In the end, I will probably make a prototype, using any of various construction techniques picked up along the way. But I started this journey small. Reading biographies of Edison, Franklin, Faraday and Bell inspired the younger me. Reading and doing experiments described in The Boy Electrician encouraged me to learn more. Having supportive parents and grandparents was a huge help, but I sold Christmas cards; washed and waxed cars in customer's drive ways; delivered newspapers; cut lawns and performed various other small tasks that grownups would entrust to a youngster to earn enough money to purchase electronic test equipment and (sometimes) electronic parts. My first purchase was an RCA vacuum-tube voltmeter (VTVM) in kit form.

In those early days, I visited the alleys behind Radio and TV Repair Shops to salvage complete chassis of parts from radios, record players, and televisions that cost more to repair than it cost to replace with new. (The same is true today of course, except there are no repair shops left from which to salvage parts.) There were also discarded vacuum tubes that often had some life left in them, although they could not meet the same performance specifications that "as new" versions did. All this "stuff" made for a great set of learning tools in the 1950s and early 1960s.

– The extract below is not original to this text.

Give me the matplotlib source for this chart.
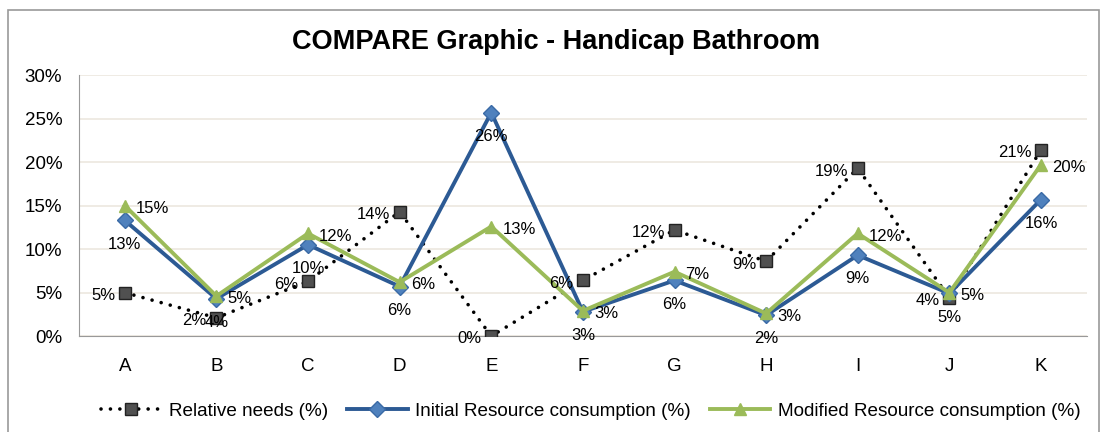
import matplotlib
matplotlib.use("Agg")
import matplotlib.pyplot as plt
from matplotlib.patches import Rectangle
from matplotlib.ticker import FuncFormatter

plt.rcParams["font.family"] = ["Liberation Sans", "DejaVu Sans"]

# --- Dados ---
categorias = ["A", "B", "C", "D", "E", "F", "G", "H", "I", "J", "K"]
relative_needs = [5.0, 2.1, 6.3, 14.3, 0.0, 6.4, 12.2, 8.6, 19.3, 4.4, 21.4]
initial_cons = [13.3, 4.3, 10.5, 5.7, 25.7, 2.8, 6.4, 2.4, 9.3, 4.9, 15.7]
modified_cons = [15.0, 4.6, 11.8, 6.2, 12.6, 2.9, 7.4, 2.6, 11.8, 5.0, 19.7]
yticks = [0, 5, 10, 15, 20, 25, 30]

fig = plt.figure(figsize=(11, 4.32), dpi=100)
fig.patches.append(Rectangle((0.007, -0.01), 0.992, 0.987, transform=fig.transFigure,
                             fill=False, edgecolor="#9a9a9a", linewidth=1.2))

ax = fig.add_axes([0.0718, 0.222, 0.9162, 0.604])
x = list(range(len(categorias)))

ax.plot(x, relative_needs, linestyle=(0, (0.01, 2.6)), color="black", linewidth=2.6,
        dash_capstyle="round", marker="s", markersize=8, markerfacecolor="#505050",
        markeredgecolor="#222222", label="Relative needs (%)", zorder=3)
ax.plot(x, initial_cons, color="#2C5A94", linewidth=2.8,
        marker="D", markersize=8, markerfacecolor="#4F81BD", markeredgecolor="#3A6AA6",
        label="Initial Resource consumption (%)", zorder=4)
ax.plot(x, modified_cons, color="#9BBB59", linewidth=2.8,
        marker="^", markersize=9, markerfacecolor="#9BBB59", markeredgecolor="#9BBB59",
        label="Modified Resource consumption (%)", zorder=5)

# rótulos
for xi, v in zip(x, relative_needs):
    ax.annotate(f"{v:.0f}%", (xi, v), xytext=(-7, -2), textcoords="offset points",
                ha="right", va="center", fontsize=12, zorder=6)
for xi, v in zip(x, initial_cons):
    ax.annotate(f"{v:.0f}%", (xi, v), xytext=(0, -17), textcoords="offset points",
                ha="center", va="center", fontsize=12, zorder=6)
for xi, v in zip(x, modified_cons):
    ax.annotate(f"{v:.0f}%", (xi, v), xytext=(8, -2), textcoords="offset points",
                ha="left", va="center", fontsize=12, zorder=6)

ax.set_xlim(-0.5, len(categorias) - 0.5)
ax.set_ylim(0, 30)
ax.set_yticks(yticks)
ax.yaxis.set_major_formatter(FuncFormatter(lambda v, p: f"{v:.0f}%"))
ax.set_xticks(x)
ax.set_xticklabels(categorias)
ax.tick_params(axis="both", length=0, labelsize=13.5)
ax.tick_params(axis="y", pad=12)
ax.tick_params(axis="x", pad=16)
ax.grid(axis="y", color="#ECE8DF", linewidth=1.2)
ax.set_axisbelow(True)
for s in ["top", "right"]:
    ax.spines[s].set_visible(False)
ax.spines["left"].set_color("#999999")
ax.spines["bottom"].set_color("#999999")

fig.text(0.505, 0.903, "COMPARE Graphic - Handicap Bathroom", ha="center", va="center",
         fontsize=19.5, fontweight="bold")

fig.legend(loc="center", bbox_to_anchor=(0.537, 0.048), ncol=3, frameon=False,
           fontsize=13.6, handlelength=3.2, columnspacing=1.0, handletextpad=0.4)

plt.savefig("out.png", dpi=100)
plt.close()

Today there is so much inexpensive electrical and electronic "stuff" available to "play" with, there is virtually no reason not to learn electronics if you just add a little ambition and interest. But you must start by learning the fundamentals, the basics. I am not saying you must perform the same experiments the Greeks did with amber and dust bunnies to learn about "elektrons" but at least read about it and learn where we came from. The human race has built on the shoulders of giants throughout recorded history. There is no need to re-invent all the wheels in order to learn how to use what is available.